**Short exercise:** Would you transcribe the whole listing exactly, minus its pictures?

++++++++++

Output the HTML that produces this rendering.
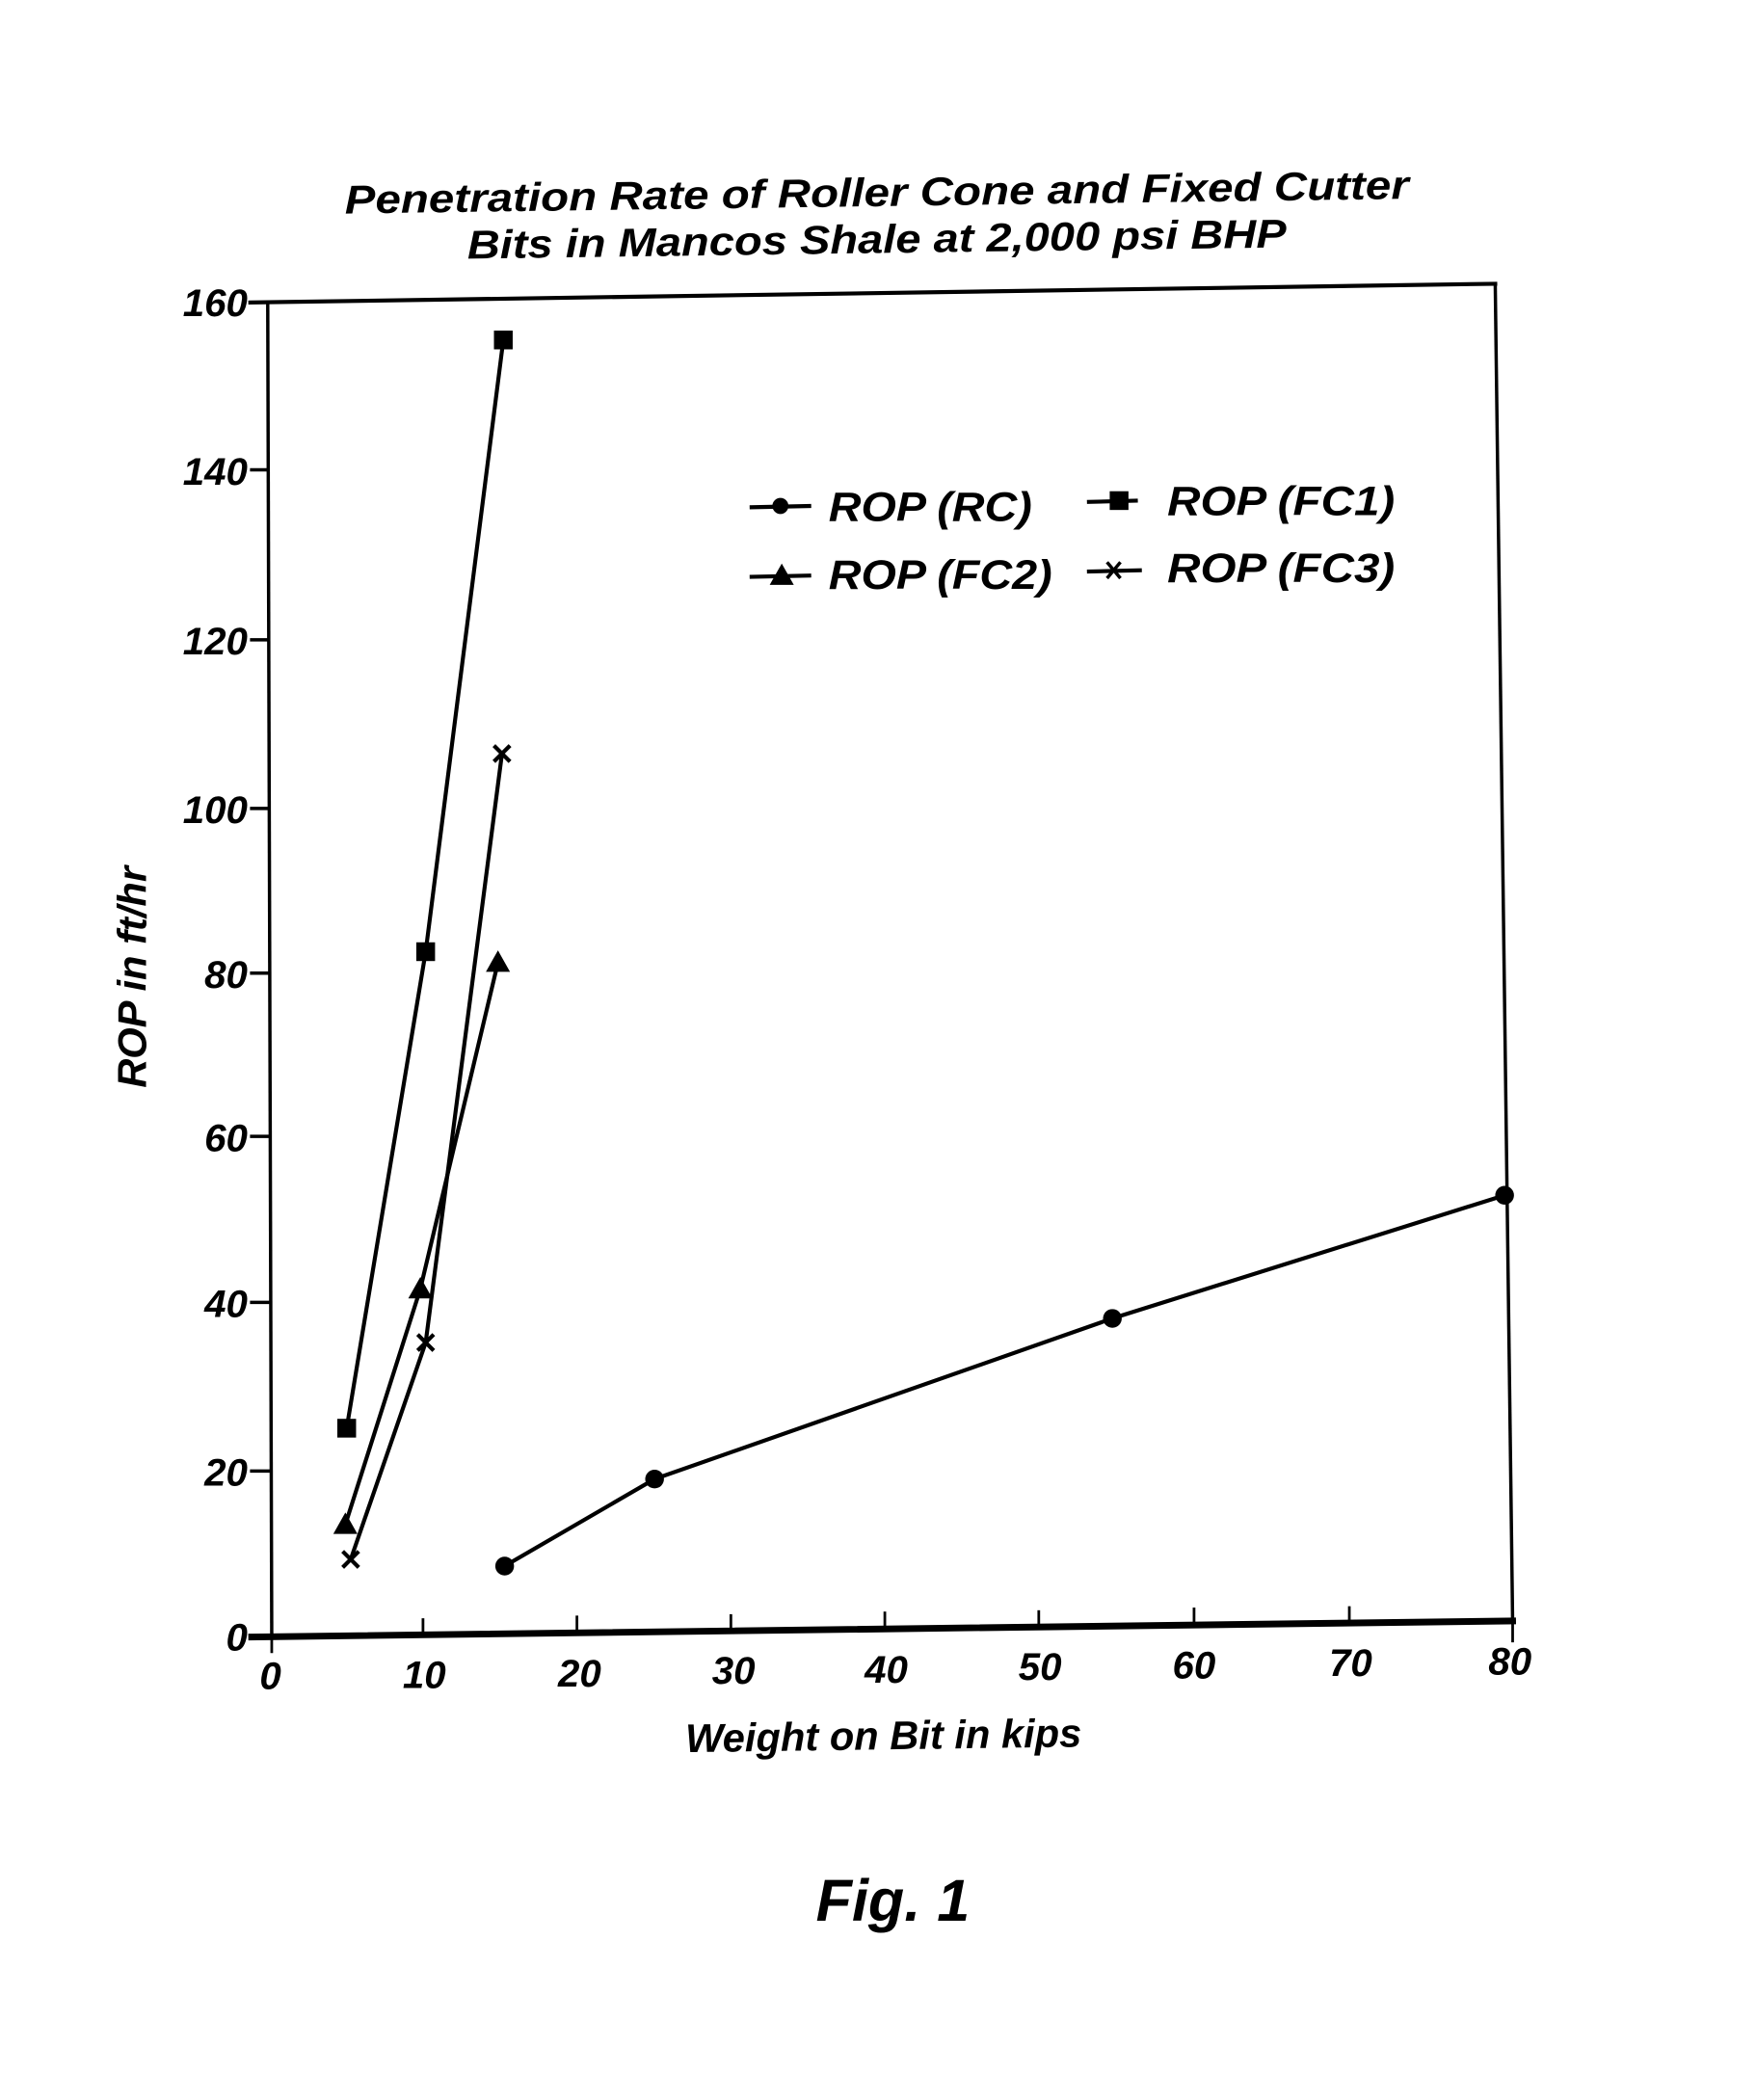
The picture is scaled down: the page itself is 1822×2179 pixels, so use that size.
<!DOCTYPE html>
<html><head><meta charset="utf-8"><style>html,body{margin:0;padding:0;background:#fff}svg{display:block}</style></head>
<body>
<svg width="1822" height="2179" viewBox="0 0 1311.8 1568.9" preserveAspectRatio="none" xmlns="http://www.w3.org/2000/svg" font-family="'Liberation Sans', sans-serif" font-weight="bold" font-style="italic">
<rect width="1311.8" height="1568.9" fill="#fff"/>
<g text-anchor="middle" font-size="30">
<text x="655" y="154" textLength="795" lengthAdjust="spacingAndGlyphs" transform="rotate(-0.8 655 145)">Penetration Rate of Roller Cone and Fixed Cutter</text>
<text x="655" y="189" textLength="612" lengthAdjust="spacingAndGlyphs" transform="rotate(-0.8 655 180)">Bits in Mancos Shale at 2,000 psi BHP</text>
</g>
<g stroke="#000" fill="none" stroke-linecap="square">
<line x1="187" y1="226" x2="1117" y2="212" stroke-width="3"/>
<line x1="200" y1="226" x2="203" y2="1222" stroke-width="2.5"/>
<line x1="1117" y1="212" x2="1130" y2="1212" stroke-width="2.5"/>
<line x1="188" y1="1223" x2="1130" y2="1211" stroke-width="5"/>
<line x1="188" y1="351" x2="200" y2="351" stroke-width="2.5"/>
<line x1="188" y1="478" x2="200" y2="478" stroke-width="2.5"/>
<line x1="188" y1="604" x2="200" y2="604" stroke-width="2.5"/>
<line x1="188" y1="727" x2="200" y2="727" stroke-width="2.5"/>
<line x1="188" y1="849" x2="200" y2="849" stroke-width="2.5"/>
<line x1="188" y1="973" x2="201" y2="973" stroke-width="2.5"/>
<line x1="188" y1="1099" x2="202" y2="1099" stroke-width="2.5"/>
<line x1="203" y1="1222" x2="203" y2="1234" stroke-width="2"/>
<line x1="316" y1="1221" x2="316" y2="1210" stroke-width="2"/>
<line x1="431" y1="1219" x2="431" y2="1208" stroke-width="2"/>
<line x1="546" y1="1218" x2="546" y2="1207" stroke-width="2"/>
<line x1="661" y1="1216" x2="661" y2="1205" stroke-width="2"/>
<line x1="776" y1="1215" x2="776" y2="1204" stroke-width="2"/>
<line x1="892" y1="1213" x2="892" y2="1202" stroke-width="2"/>
<line x1="1008" y1="1212" x2="1008" y2="1201" stroke-width="2"/>
<line x1="1130" y1="1211" x2="1130" y2="1226" stroke-width="2"/>
</g>
<g font-size="29" text-anchor="end">
<text x="185" y="236">160</text><text x="185" y="362">140</text><text x="185" y="489">120</text>
<text x="185" y="615">100</text><text x="185" y="738">80</text><text x="185" y="860">60</text>
<text x="185" y="984">40</text><text x="185" y="1110">20</text><text x="185" y="1233">0</text>
</g>
<g font-size="29" text-anchor="middle">
<text x="202" y="1262">0</text><text x="317" y="1261">10</text><text x="433" y="1260">20</text>
<text x="548" y="1258">30</text><text x="662" y="1257">40</text><text x="777" y="1255">50</text>
<text x="892" y="1254">60</text><text x="1009" y="1252">70</text><text x="1128" y="1251">80</text>
</g>
<text x="660" y="1307" font-size="30" text-anchor="middle" transform="rotate(-0.8 660 1297)">Weight on Bit in kips</text>
<text x="0" y="0" font-size="30" text-anchor="middle" transform="translate(109 730) rotate(-90)">ROP in ft/hr</text>
<text x="667" y="1435" font-size="44" text-anchor="middle">Fig. 1</text>
<g stroke="#000" stroke-width="3" fill="none">
<polyline points="259,1067 318,711 376,254"/>
<polyline points="258,1139 314,963 372,719"/>
<polyline points="262,1165 318,1003 375,563"/>
<polyline points="377,1170 489,1105 831,985 1124,893"/>
</g>
<g fill="#000">
<rect x="252" y="1060" width="14" height="14"/><rect x="311" y="704" width="14" height="14"/><rect x="369" y="247" width="14" height="14"/>
<polygon points="258,1130 249,1146 267,1146"/><polygon points="314,954 305,970 323,970"/><polygon points="372,710 363,726 381,726"/>
<circle cx="377" cy="1170" r="7"/><circle cx="489" cy="1105" r="7"/><circle cx="831" cy="985" r="7"/><circle cx="1124" cy="893" r="7"/>
</g>
<g stroke="#000" stroke-width="3">
<path d="M256,1159 l12,12 M268,1159 l-12,12"/>
<path d="M312,997 l12,12 M324,997 l-12,12"/>
<path d="M369,557 l12,12 M381,557 l-12,12"/>
</g>
<g stroke="#000" stroke-width="3">
<line x1="560" y1="379" x2="606" y2="378"/>
<line x1="812" y1="375" x2="850" y2="374"/>
<line x1="560" y1="431" x2="606" y2="430"/>
<line x1="812" y1="427" x2="853" y2="426"/>
<path d="M827,420 l10,12 M837,420 l-10,12" stroke-width="2.5"/>
</g>
<g fill="#000">
<circle cx="583" cy="378" r="6"/>
<rect x="829" y="367" width="14" height="14"/>
<polygon points="584,421 575,437 593,437"/>
</g>
<g font-size="31">
<text x="619" y="389" textLength="152" lengthAdjust="spacingAndGlyphs">ROP (RC)</text>
<text x="872" y="385" textLength="170" lengthAdjust="spacingAndGlyphs">ROP (FC1)</text>
<text x="619" y="440" textLength="167" lengthAdjust="spacingAndGlyphs">ROP (FC2)</text>
<text x="872" y="435" textLength="170" lengthAdjust="spacingAndGlyphs">ROP (FC3)</text>
</g>
</svg>
</body></html>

++++++++++

**Result:**
Output the HTML that produces this rendering.
The picture is scaled down: the page itself is 1822×2179 pixels, so use that size.
<!DOCTYPE html>
<html><head><meta charset="utf-8"><style>html,body{margin:0;padding:0;background:#fff}svg{display:block}</style></head>
<body>
<svg width="1822" height="2179" viewBox="0 0 1311.8 1568.9" preserveAspectRatio="none" xmlns="http://www.w3.org/2000/svg" font-family="'Liberation Sans', sans-serif" font-weight="bold" font-style="italic">
<rect width="1311.8" height="1568.9" fill="#fff"/>
<g text-anchor="middle" font-size="30">
<text x="655" y="154" textLength="795" lengthAdjust="spacingAndGlyphs" transform="rotate(-0.8 655 145)">Penetration Rate of Roller Cone and Fixed Cutter</text>
<text x="655" y="189" textLength="612" lengthAdjust="spacingAndGlyphs" transform="rotate(-0.8 655 180)">Bits in Mancos Shale at 2,000 psi BHP</text>
</g>
<g stroke="#000" fill="none" stroke-linecap="square">
<line x1="187" y1="226" x2="1117" y2="212" stroke-width="3"/>
<line x1="200" y1="226" x2="203" y2="1222" stroke-width="2.5"/>
<line x1="1117" y1="212" x2="1130" y2="1212" stroke-width="2.5"/>
<line x1="188" y1="1223" x2="1130" y2="1211" stroke-width="5"/>
<line x1="188" y1="351" x2="200" y2="351" stroke-width="2.5"/>
<line x1="188" y1="478" x2="200" y2="478" stroke-width="2.5"/>
<line x1="188" y1="604" x2="200" y2="604" stroke-width="2.5"/>
<line x1="188" y1="727" x2="200" y2="727" stroke-width="2.5"/>
<line x1="188" y1="849" x2="200" y2="849" stroke-width="2.5"/>
<line x1="188" y1="973" x2="201" y2="973" stroke-width="2.5"/>
<line x1="188" y1="1099" x2="202" y2="1099" stroke-width="2.5"/>
<line x1="203" y1="1222" x2="203" y2="1234" stroke-width="2"/>
<line x1="316" y1="1221" x2="316" y2="1210" stroke-width="2"/>
<line x1="431" y1="1219" x2="431" y2="1208" stroke-width="2"/>
<line x1="546" y1="1218" x2="546" y2="1207" stroke-width="2"/>
<line x1="661" y1="1216" x2="661" y2="1205" stroke-width="2"/>
<line x1="776" y1="1215" x2="776" y2="1204" stroke-width="2"/>
<line x1="892" y1="1213" x2="892" y2="1202" stroke-width="2"/>
<line x1="1008" y1="1212" x2="1008" y2="1201" stroke-width="2"/>
<line x1="1130" y1="1211" x2="1130" y2="1226" stroke-width="2"/>
</g>
<g font-size="29" text-anchor="end">
<text x="185" y="236">160</text><text x="185" y="362">140</text><text x="185" y="489">120</text>
<text x="185" y="615">100</text><text x="185" y="738">80</text><text x="185" y="860">60</text>
<text x="185" y="984">40</text><text x="185" y="1110">20</text><text x="185" y="1233">0</text>
</g>
<g font-size="29" text-anchor="middle">
<text x="202" y="1262">0</text><text x="317" y="1261">10</text><text x="433" y="1260">20</text>
<text x="548" y="1258">30</text><text x="662" y="1257">40</text><text x="777" y="1255">50</text>
<text x="892" y="1254">60</text><text x="1009" y="1252">70</text><text x="1128" y="1251">80</text>
</g>
<text x="660" y="1307" font-size="30" text-anchor="middle" transform="rotate(-0.8 660 1297)">Weight on Bit in kips</text>
<text x="0" y="0" font-size="30" text-anchor="middle" transform="translate(109 730) rotate(-90)">ROP in ft/hr</text>
<text x="667" y="1435" font-size="44" text-anchor="middle">Fig. 1</text>
<g stroke="#000" stroke-width="3" fill="none">
<polyline points="259,1067 318,711 376,254"/>
<polyline points="258,1139 314,963 372,719"/>
<polyline points="262,1165 318,1003 375,563"/>
<polyline points="377,1170 489,1105 831,985 1124,893"/>
</g>
<g fill="#000">
<rect x="252" y="1060" width="14" height="14"/><rect x="311" y="704" width="14" height="14"/><rect x="369" y="247" width="14" height="14"/>
<polygon points="258,1130 249,1146 267,1146"/><polygon points="314,954 305,970 323,970"/><polygon points="372,710 363,726 381,726"/>
<circle cx="377" cy="1170" r="7"/><circle cx="489" cy="1105" r="7"/><circle cx="831" cy="985" r="7"/><circle cx="1124" cy="893" r="7"/>
</g>
<g stroke="#000" stroke-width="3">
<path d="M256,1159 l12,12 M268,1159 l-12,12"/>
<path d="M312,997 l12,12 M324,997 l-12,12"/>
<path d="M369,557 l12,12 M381,557 l-12,12"/>
</g>
<g stroke="#000" stroke-width="3">
<line x1="560" y1="379" x2="606" y2="378"/>
<line x1="812" y1="375" x2="850" y2="374"/>
<line x1="560" y1="431" x2="606" y2="430"/>
<line x1="812" y1="427" x2="853" y2="426"/>
<path d="M827,420 l10,12 M837,420 l-10,12" stroke-width="2.5"/>
</g>
<g fill="#000">
<circle cx="583" cy="378" r="6"/>
<rect x="829" y="367" width="14" height="14"/>
<polygon points="584,421 575,437 593,437"/>
</g>
<g font-size="31">
<text x="619" y="389" textLength="152" lengthAdjust="spacingAndGlyphs">ROP (RC)</text>
<text x="872" y="385" textLength="170" lengthAdjust="spacingAndGlyphs">ROP (FC1)</text>
<text x="619" y="440" textLength="167" lengthAdjust="spacingAndGlyphs">ROP (FC2)</text>
<text x="872" y="435" textLength="170" lengthAdjust="spacingAndGlyphs">ROP (FC3)</text>
</g>
</svg>
</body></html>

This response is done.